Latency should be low.

---
title: API’s to be used in the messenger
description:
duration: 300
card_type: cue_card
---

## APIs

In a case of an app like messenger where consistency is super important, one thing to consider should be that your write APIs are **idempotent**. You need to consider this because your primary caller is a mobile app which could have an intermittent network. As such, if the API is called multiple times, due to application level retries, or if data reaches multiple times due to network level retries, you should not create duplicate messages for it.

![](https://d2beiqkhq929f0.cloudfront.net/public_assets/assets/000/049/725/original/upload_6dbf468654c575c656689ce47e09d6d6.png?1695240156)


Let’s say we have a client that is trying to talk to your backend.

Imagine I send a message “Hello” to the backend. The backend gets the message, successfully stores the message, but the connection breaks before it could return me a success message.

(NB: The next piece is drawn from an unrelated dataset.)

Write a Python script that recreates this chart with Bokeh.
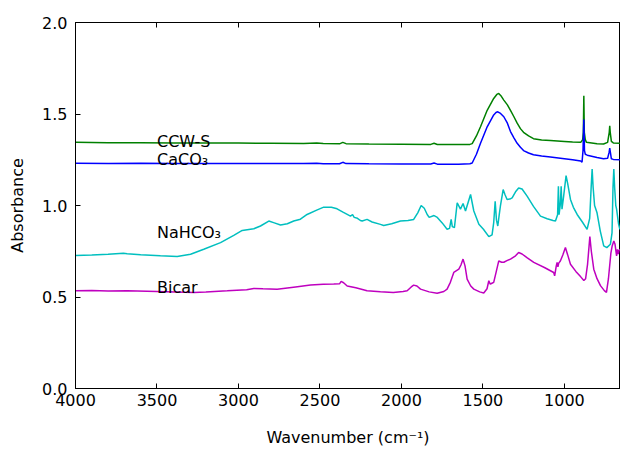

Now, it’s possible I do a retry to ensure this “Hello” message actually gets sent. If this adds 2 messages “Hello”, followed by another “Hello”, then the system we have is not idempotent. If the system is able to deduplicate the message, and understand it’s the same message being retried and hence can be ignored, then the system is idempotent.


---
title: How to make the Messenger system Idempotent
description: Discussion on How to make the Messenger system Idempotent
duration: 300
card_type: cue_card
---

### How to make the system Idempotent:
We can use a messageId - something that is different across different messages, but same for the same message retried.

Imagine everytime we send a message “hello”, the moment “hello” is generated, a new messageId is generated.

Now, when we send this message to the backend, instead of saying user A is sending user B a message “Hello”, we say user A is sending userB a message “Hello” with messageId as xyz.

Then even if the system gets the same message again then it can identify that it already has a message with messageID xyz and hence, this new incoming message can be ignored.

This however, won’t work if messageID is not unique across 2 different messages (If I type “Hello” twice and send twice manually, they should be considered 2 different messages and should not be deduplicated).

---
title: How to generate Unique messageId
description: Discussion on How to generate Unique messageId.
duration: 300
card_type: cue_card
---

### How to generate Unique messageId:
We can possibly use the combination of:

* Timestamp(date and time)
* senderID
* deviceID
* recipientID (To be able to differentiate if I broadcast a message).

---
title: Structuring the API to be used in the messenger system
description:
duration: 300
card_type: cue_card
---

### APIs
Before thinking of the APIs, think of the use cases we would need to support. What kind of views do we have?

First view is the view when I open the app. Which is a list of conversations (not messages) with people I recently interacted with (has name of friend/group, along with a snippet of messages. Let’s call that getConversations.

If I click into a conversation, then I get the list of most recent messages. Let’s call that getMessages.

And finally, in that conversation, I can send a message.

So, corresponding APIs:

1. SendMessage(sender, recipient, text, messageId)
2. getMessages(userId, conversationId, offset, limit)

Offset: Where to start

Limit: How many messages after that is limit. Offset and limit are usually used to paginate  (if page sizes can be different across different clients).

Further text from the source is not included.